Task requirements: Skip the pictures, please, and write out exactly the lines from the opening of the data through the line containing "const yTitle = 'HH".

Information provided:
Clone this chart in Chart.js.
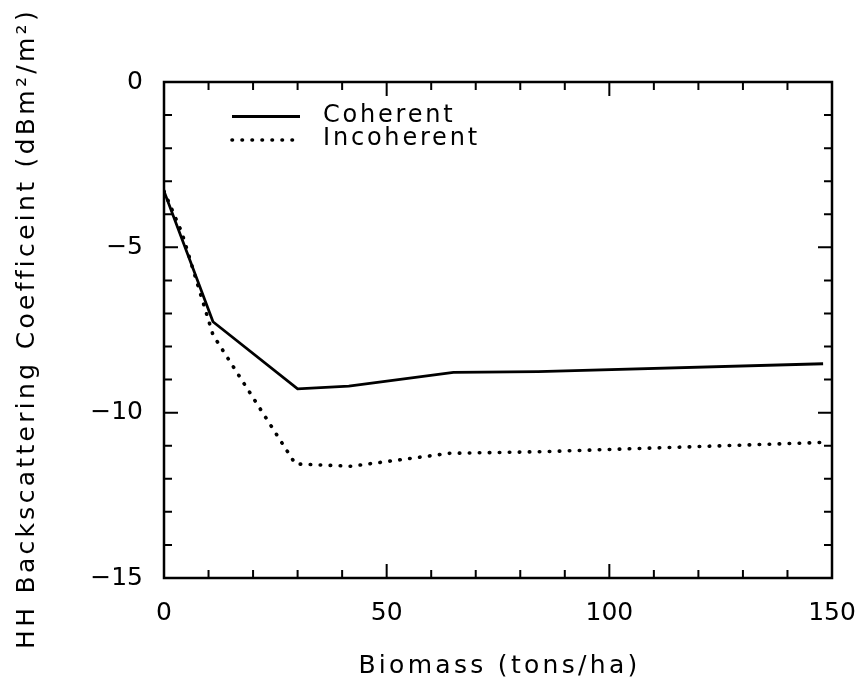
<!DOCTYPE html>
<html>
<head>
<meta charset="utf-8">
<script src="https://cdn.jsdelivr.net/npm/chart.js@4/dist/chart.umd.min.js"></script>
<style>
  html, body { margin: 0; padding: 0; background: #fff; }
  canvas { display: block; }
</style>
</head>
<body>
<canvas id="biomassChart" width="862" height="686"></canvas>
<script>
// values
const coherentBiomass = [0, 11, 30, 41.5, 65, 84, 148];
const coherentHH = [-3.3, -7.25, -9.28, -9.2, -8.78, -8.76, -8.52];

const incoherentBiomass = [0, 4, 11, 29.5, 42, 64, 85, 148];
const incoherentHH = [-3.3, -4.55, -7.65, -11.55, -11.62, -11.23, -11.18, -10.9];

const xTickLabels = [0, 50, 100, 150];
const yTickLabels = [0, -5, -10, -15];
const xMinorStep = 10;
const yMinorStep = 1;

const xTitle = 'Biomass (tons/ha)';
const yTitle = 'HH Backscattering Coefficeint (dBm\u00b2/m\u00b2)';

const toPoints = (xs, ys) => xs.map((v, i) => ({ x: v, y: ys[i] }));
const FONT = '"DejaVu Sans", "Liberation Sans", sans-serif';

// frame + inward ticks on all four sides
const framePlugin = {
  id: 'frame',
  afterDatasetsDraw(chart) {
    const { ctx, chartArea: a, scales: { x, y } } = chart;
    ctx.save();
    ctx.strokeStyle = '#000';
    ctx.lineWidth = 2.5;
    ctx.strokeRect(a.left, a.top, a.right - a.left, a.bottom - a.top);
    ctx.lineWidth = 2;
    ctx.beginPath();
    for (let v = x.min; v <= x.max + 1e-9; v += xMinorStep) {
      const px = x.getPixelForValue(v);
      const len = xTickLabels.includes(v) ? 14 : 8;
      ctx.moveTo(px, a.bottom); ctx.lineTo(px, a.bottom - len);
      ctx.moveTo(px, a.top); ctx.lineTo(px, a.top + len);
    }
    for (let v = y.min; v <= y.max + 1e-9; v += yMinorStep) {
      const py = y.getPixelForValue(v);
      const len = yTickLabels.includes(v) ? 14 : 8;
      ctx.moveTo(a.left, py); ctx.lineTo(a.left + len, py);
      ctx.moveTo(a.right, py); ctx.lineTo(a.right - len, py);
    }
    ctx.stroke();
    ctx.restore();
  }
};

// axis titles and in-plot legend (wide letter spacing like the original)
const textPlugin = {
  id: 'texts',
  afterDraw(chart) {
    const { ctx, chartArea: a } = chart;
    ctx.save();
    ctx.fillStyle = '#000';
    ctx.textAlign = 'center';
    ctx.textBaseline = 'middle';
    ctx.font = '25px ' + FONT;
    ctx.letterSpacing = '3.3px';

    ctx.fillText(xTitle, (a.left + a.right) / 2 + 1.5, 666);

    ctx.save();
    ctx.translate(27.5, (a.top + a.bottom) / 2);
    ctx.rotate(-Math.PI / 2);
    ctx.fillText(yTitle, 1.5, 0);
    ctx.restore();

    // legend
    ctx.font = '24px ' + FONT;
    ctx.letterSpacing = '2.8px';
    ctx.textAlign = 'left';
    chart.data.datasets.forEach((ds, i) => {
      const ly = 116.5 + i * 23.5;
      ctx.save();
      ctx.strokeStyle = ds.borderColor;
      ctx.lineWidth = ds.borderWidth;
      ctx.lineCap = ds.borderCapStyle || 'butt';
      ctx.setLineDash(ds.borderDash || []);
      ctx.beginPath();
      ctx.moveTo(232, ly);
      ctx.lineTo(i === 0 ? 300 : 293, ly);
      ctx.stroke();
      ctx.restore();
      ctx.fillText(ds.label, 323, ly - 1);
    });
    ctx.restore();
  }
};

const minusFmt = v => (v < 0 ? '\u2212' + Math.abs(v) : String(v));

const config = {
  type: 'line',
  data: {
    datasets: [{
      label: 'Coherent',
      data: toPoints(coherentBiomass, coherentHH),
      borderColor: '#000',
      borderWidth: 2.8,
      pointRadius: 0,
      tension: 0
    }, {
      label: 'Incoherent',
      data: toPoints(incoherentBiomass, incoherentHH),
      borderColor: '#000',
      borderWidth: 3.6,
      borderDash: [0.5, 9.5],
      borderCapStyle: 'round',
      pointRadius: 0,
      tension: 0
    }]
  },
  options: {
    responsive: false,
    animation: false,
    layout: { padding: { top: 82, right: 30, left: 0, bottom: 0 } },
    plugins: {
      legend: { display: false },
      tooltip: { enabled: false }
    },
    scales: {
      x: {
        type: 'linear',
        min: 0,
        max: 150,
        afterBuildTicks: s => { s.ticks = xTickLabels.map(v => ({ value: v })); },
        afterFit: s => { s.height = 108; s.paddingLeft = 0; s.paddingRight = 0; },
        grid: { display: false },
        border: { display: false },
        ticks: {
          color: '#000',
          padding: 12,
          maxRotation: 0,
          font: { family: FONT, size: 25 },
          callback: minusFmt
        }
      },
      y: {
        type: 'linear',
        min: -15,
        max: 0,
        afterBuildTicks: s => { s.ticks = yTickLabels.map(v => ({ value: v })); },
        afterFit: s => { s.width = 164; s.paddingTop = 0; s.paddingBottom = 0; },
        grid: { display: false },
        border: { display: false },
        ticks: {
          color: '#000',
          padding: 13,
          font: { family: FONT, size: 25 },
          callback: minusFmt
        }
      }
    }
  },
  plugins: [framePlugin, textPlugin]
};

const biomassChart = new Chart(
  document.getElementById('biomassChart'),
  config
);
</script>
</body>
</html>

Written response:
Clone this chart in Chart.js.
<!DOCTYPE html>
<html>
<head>
<meta charset="utf-8">
<script src="https://cdn.jsdelivr.net/npm/chart.js@4/dist/chart.umd.min.js"></script>
<style>
  html, body { margin: 0; padding: 0; background: #fff; }
  canvas { display: block; }
</style>
</head>
<body>
<canvas id="biomassChart" width="862" height="686"></canvas>
<script>
// values
const coherentBiomass = [0, 11, 30, 41.5, 65, 84, 148];
const coherentHH = [-3.3, -7.25, -9.28, -9.2, -8.78, -8.76, -8.52];

const incoherentBiomass = [0, 4, 11, 29.5, 42, 64, 85, 148];
const incoherentHH = [-3.3, -4.55, -7.65, -11.55, -11.62, -11.23, -11.18, -10.9];

const xTickLabels = [0, 50, 100, 150];
const yTickLabels = [0, -5, -10, -15];
const xMinorStep = 10;
const yMinorStep = 1;

const xTitle = 'Biomass (tons/ha)';
const yTitle = 'HH Backscattering Coefficeint (dBm\u00b2/m\u00b2)';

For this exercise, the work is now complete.